— START MATERIALS PROVIDED —

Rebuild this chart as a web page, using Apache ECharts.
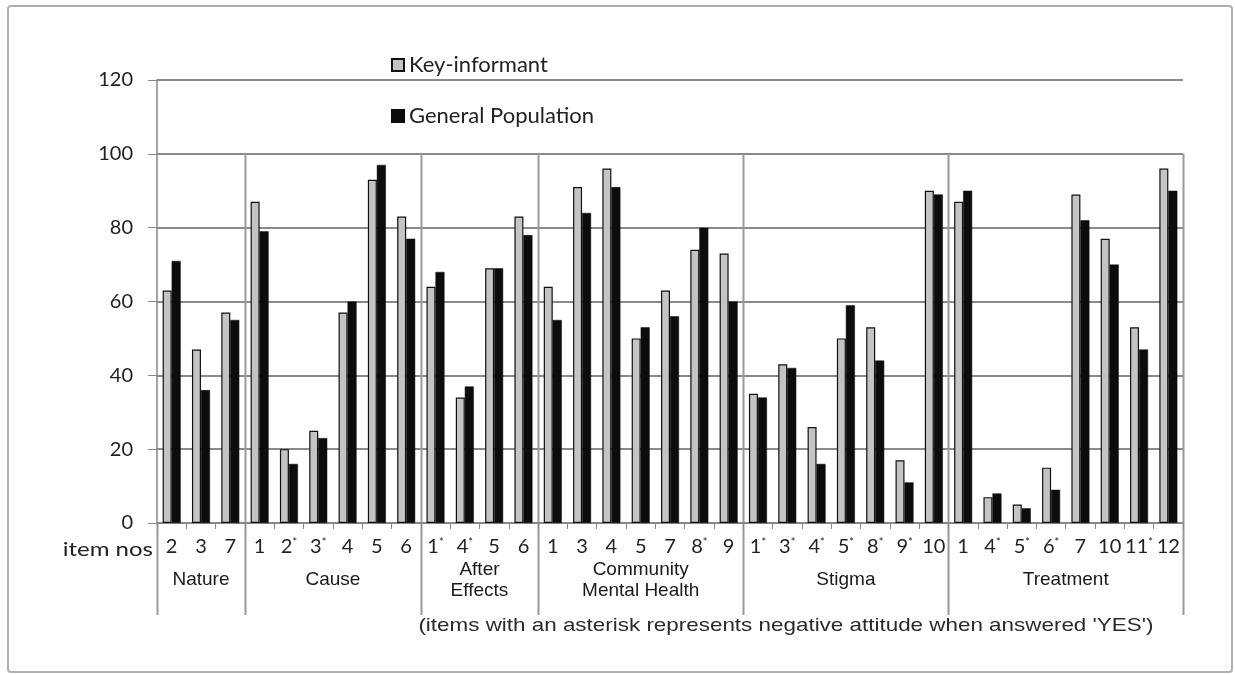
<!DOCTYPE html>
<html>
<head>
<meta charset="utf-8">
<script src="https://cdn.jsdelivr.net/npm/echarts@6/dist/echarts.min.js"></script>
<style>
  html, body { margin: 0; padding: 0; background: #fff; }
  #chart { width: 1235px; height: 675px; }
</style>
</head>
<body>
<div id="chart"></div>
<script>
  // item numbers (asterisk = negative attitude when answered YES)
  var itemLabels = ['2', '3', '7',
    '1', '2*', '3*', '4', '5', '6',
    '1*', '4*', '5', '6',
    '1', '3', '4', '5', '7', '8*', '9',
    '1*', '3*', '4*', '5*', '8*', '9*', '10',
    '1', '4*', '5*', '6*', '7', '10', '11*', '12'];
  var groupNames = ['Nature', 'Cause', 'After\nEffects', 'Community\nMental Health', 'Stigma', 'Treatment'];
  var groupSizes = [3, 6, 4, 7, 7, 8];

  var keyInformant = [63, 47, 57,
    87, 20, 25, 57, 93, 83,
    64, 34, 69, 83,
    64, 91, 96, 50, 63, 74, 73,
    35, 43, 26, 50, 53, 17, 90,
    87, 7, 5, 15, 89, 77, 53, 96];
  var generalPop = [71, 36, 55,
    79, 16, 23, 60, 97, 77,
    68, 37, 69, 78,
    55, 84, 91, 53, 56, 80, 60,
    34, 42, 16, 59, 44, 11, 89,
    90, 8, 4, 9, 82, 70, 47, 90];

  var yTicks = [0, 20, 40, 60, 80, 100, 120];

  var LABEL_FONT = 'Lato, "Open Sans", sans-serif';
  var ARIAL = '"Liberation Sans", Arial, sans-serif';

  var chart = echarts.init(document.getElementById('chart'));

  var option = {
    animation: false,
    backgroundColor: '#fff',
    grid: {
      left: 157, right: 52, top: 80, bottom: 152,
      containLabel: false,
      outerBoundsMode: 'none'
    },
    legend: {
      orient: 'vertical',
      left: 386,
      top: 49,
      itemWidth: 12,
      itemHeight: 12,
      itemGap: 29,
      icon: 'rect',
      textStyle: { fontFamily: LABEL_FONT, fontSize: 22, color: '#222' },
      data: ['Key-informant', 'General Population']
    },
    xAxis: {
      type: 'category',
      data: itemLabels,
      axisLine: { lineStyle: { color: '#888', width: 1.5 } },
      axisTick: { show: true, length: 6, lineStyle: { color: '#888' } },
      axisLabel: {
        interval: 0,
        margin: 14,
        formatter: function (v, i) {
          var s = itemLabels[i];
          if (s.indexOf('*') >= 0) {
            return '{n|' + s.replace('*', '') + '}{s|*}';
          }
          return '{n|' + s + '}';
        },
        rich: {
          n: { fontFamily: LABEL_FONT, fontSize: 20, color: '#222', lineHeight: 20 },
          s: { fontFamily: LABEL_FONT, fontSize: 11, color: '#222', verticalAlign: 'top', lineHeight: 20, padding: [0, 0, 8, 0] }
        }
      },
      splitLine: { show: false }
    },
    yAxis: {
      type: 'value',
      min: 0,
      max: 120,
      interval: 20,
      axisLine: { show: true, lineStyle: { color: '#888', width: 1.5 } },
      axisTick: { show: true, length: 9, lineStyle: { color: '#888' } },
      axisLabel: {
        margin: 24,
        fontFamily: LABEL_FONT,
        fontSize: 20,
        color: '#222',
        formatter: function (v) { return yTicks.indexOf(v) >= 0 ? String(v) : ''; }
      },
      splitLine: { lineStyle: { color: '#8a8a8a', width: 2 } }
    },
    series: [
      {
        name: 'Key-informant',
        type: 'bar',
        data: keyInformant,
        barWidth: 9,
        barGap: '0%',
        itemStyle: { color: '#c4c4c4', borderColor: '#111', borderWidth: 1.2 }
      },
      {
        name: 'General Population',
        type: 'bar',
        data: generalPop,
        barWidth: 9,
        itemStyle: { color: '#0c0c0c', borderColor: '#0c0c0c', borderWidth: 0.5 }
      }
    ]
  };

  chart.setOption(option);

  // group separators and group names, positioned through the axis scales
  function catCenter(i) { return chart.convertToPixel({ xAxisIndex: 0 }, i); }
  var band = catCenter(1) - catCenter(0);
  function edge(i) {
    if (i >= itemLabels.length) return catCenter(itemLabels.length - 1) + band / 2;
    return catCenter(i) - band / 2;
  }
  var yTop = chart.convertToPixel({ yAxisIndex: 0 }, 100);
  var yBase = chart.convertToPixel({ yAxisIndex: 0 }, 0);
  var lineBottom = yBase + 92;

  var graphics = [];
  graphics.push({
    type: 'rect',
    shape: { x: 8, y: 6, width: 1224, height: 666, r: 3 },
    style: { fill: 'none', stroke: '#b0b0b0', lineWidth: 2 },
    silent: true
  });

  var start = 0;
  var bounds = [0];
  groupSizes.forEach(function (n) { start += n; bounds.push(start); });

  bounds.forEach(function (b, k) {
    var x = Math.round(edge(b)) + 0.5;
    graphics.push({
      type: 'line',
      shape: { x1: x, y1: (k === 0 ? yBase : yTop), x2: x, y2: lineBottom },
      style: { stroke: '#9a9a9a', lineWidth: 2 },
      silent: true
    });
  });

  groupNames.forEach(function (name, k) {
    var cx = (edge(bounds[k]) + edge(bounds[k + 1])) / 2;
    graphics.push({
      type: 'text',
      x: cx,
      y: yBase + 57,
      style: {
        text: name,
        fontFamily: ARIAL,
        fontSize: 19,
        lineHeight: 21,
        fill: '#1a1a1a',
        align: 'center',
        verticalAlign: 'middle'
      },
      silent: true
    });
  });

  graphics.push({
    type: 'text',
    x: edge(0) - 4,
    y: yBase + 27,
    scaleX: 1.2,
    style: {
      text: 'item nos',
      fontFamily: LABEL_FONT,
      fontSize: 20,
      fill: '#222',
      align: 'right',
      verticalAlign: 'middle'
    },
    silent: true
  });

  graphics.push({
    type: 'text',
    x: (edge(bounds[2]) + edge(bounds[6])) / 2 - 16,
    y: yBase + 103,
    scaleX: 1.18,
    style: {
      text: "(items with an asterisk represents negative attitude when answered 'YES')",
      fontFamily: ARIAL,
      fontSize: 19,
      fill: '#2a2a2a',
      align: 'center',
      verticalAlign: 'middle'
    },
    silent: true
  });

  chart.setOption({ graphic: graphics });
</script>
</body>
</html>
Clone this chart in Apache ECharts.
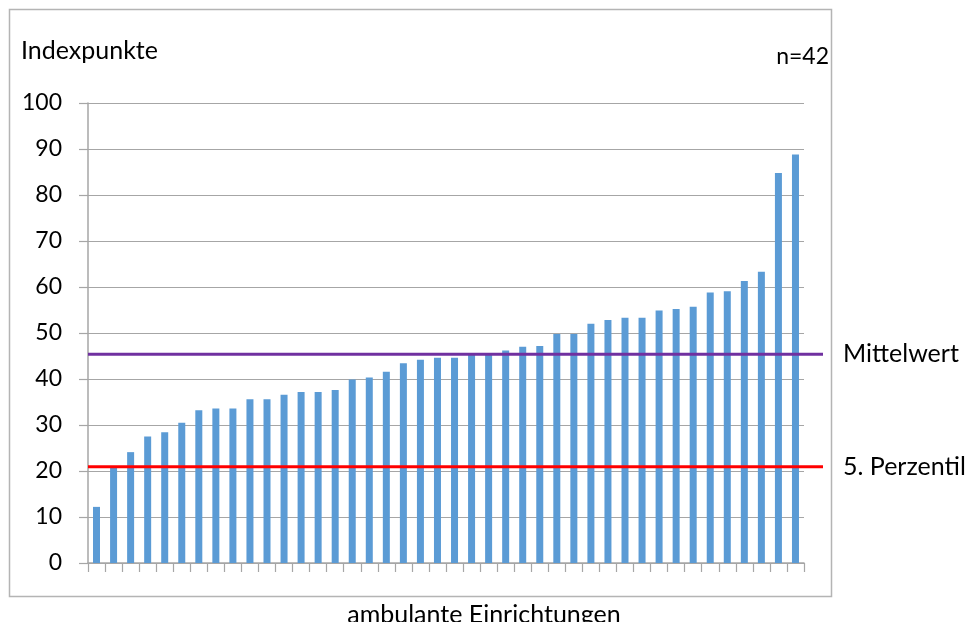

— END MATERIALS PROVIDED —

■ **WRITTEN TASK**
Transcribe the entries above verbatim, omitting their pictures.

■ **OUTPUT FOR THIS TASK**
Rebuild this chart as a web page, using Apache ECharts.
<!DOCTYPE html>
<html>
<head>
<meta charset="utf-8">
<script src="https://cdn.jsdelivr.net/npm/echarts@6/dist/echarts.min.js"></script>
<style>
  html, body { margin: 0; padding: 0; background: #fff; }
  #chart { width: 1235px; height: 675px; }
</style>
</head>
<body>
<div id="chart"></div>
<script>
  // item numbers (asterisk = negative attitude when answered YES)
  var itemLabels = ['2', '3', '7',
    '1', '2*', '3*', '4', '5', '6',
    '1*', '4*', '5', '6',
    '1', '3', '4', '5', '7', '8*', '9',
    '1*', '3*', '4*', '5*', '8*', '9*', '10',
    '1', '4*', '5*', '6*', '7', '10', '11*', '12'];
  var groupNames = ['Nature', 'Cause', 'After\nEffects', 'Community\nMental Health', 'Stigma', 'Treatment'];
  var groupSizes = [3, 6, 4, 7, 7, 8];

  var keyInformant = [63, 47, 57,
    87, 20, 25, 57, 93, 83,
    64, 34, 69, 83,
    64, 91, 96, 50, 63, 74, 73,
    35, 43, 26, 50, 53, 17, 90,
    87, 7, 5, 15, 89, 77, 53, 96];
  var generalPop = [71, 36, 55,
    79, 16, 23, 60, 97, 77,
    68, 37, 69, 78,
    55, 84, 91, 53, 56, 80, 60,
    34, 42, 16, 59, 44, 11, 89,
    90, 8, 4, 9, 82, 70, 47, 90];

  var yTicks = [0, 20, 40, 60, 80, 100, 120];

  var LABEL_FONT = 'Lato, "Open Sans", sans-serif';
  var ARIAL = '"Liberation Sans", Arial, sans-serif';

  var chart = echarts.init(document.getElementById('chart'));

  var option = {
    animation: false,
    backgroundColor: '#fff',
    grid: {
      left: 157, right: 52, top: 80, bottom: 152,
      containLabel: false,
      outerBoundsMode: 'none'
    },
    legend: {
      orient: 'vertical',
      left: 386,
      top: 49,
      itemWidth: 12,
      itemHeight: 12,
      itemGap: 29,
      icon: 'rect',
      textStyle: { fontFamily: LABEL_FONT, fontSize: 22, color: '#222' },
      data: ['Key-informant', 'General Population']
    },
    xAxis: {
      type: 'category',
      data: itemLabels,
      axisLine: { lineStyle: { color: '#888', width: 1.5 } },
      axisTick: { show: true, length: 6, lineStyle: { color: '#888' } },
      axisLabel: {
        interval: 0,
        margin: 14,
        formatter: function (v, i) {
          var s = itemLabels[i];
          if (s.indexOf('*') >= 0) {
            return '{n|' + s.replace('*', '') + '}{s|*}';
          }
          return '{n|' + s + '}';
        },
        rich: {
          n: { fontFamily: LABEL_FONT, fontSize: 20, color: '#222', lineHeight: 20 },
          s: { fontFamily: LABEL_FONT, fontSize: 11, color: '#222', verticalAlign: 'top', lineHeight: 20, padding: [0, 0, 8, 0] }
        }
      },
      splitLine: { show: false }
    },
    yAxis: {
      type: 'value',
      min: 0,
      max: 120,
      interval: 20,
      axisLine: { show: true, lineStyle: { color: '#888', width: 1.5 } },
      axisTick: { show: true, length: 9, lineStyle: { color: '#888' } },
      axisLabel: {
        margin: 24,
        fontFamily: LABEL_FONT,
        fontSize: 20,
        color: '#222',
        formatter: function (v) { return yTicks.indexOf(v) >= 0 ? String(v) : ''; }
      },
      splitLine: { lineStyle: { color: '#8a8a8a', width: 2 } }
    },
    series: [
      {
        name: 'Key-informant',
        type: 'bar',
        data: keyInformant,
        barWidth: 9,
        barGap: '0%',
        itemStyle: { color: '#c4c4c4', borderColor: '#111', borderWidth: 1.2 }
      },
      {
        name: 'General Population',
        type: 'bar',
        data: generalPop,
        barWidth: 9,
        itemStyle: { color: '#0c0c0c', borderColor: '#0c0c0c', borderWidth: 0.5 }
      }
    ]
  };

  chart.setOption(option);

  // group separators and group names, positioned through the axis scales
  function catCenter(i) { return chart.convertToPixel({ xAxisIndex: 0 }, i); }
  var band = catCenter(1) - catCenter(0);
  function edge(i) {
    if (i >= itemLabels.length) return catCenter(itemLabels.length - 1) + band / 2;
    return catCenter(i) - band / 2;
  }
  var yTop = chart.convertToPixel({ yAxisIndex: 0 }, 100);
  var yBase = chart.convertToPixel({ yAxisIndex: 0 }, 0);
  var lineBottom = yBase + 92;

  var graphics = [];
  graphics.push({
    type: 'rect',
    shape: { x: 8, y: 6, width: 1224, height: 666, r: 3 },
    style: { fill: 'none', stroke: '#b0b0b0', lineWidth: 2 },
    silent: true
  });

  var start = 0;
  var bounds = [0];
  groupSizes.forEach(function (n) { start += n; bounds.push(start); });

  bounds.forEach(function (b, k) {
    var x = Math.round(edge(b)) + 0.5;
    graphics.push({
      type: 'line',
      shape: { x1: x, y1: (k === 0 ? yBase : yTop), x2: x, y2: lineBottom },
      style: { stroke: '#9a9a9a', lineWidth: 2 },
      silent: true
    });
  });

  groupNames.forEach(function (name, k) {
    var cx = (edge(bounds[k]) + edge(bounds[k + 1])) / 2;
    graphics.push({
      type: 'text',
      x: cx,
      y: yBase + 57,
      style: {
        text: name,
        fontFamily: ARIAL,
        fontSize: 19,
        lineHeight: 21,
        fill: '#1a1a1a',
        align: 'center',
        verticalAlign: 'middle'
      },
      silent: true
    });
  });

  graphics.push({
    type: 'text',
    x: edge(0) - 4,
    y: yBase + 27,
    scaleX: 1.2,
    style: {
      text: 'item nos',
      fontFamily: LABEL_FONT,
      fontSize: 20,
      fill: '#222',
      align: 'right',
      verticalAlign: 'middle'
    },
    silent: true
  });

  graphics.push({
    type: 'text',
    x: (edge(bounds[2]) + edge(bounds[6])) / 2 - 16,
    y: yBase + 103,
    scaleX: 1.18,
    style: {
      text: "(items with an asterisk represents negative attitude when answered 'YES')",
      fontFamily: ARIAL,
      fontSize: 19,
      fill: '#2a2a2a',
      align: 'center',
      verticalAlign: 'middle'
    },
    silent: true
  });

  chart.setOption({ graphic: graphics });
</script>
</body>
</html>
Clone this chart in Apache ECharts.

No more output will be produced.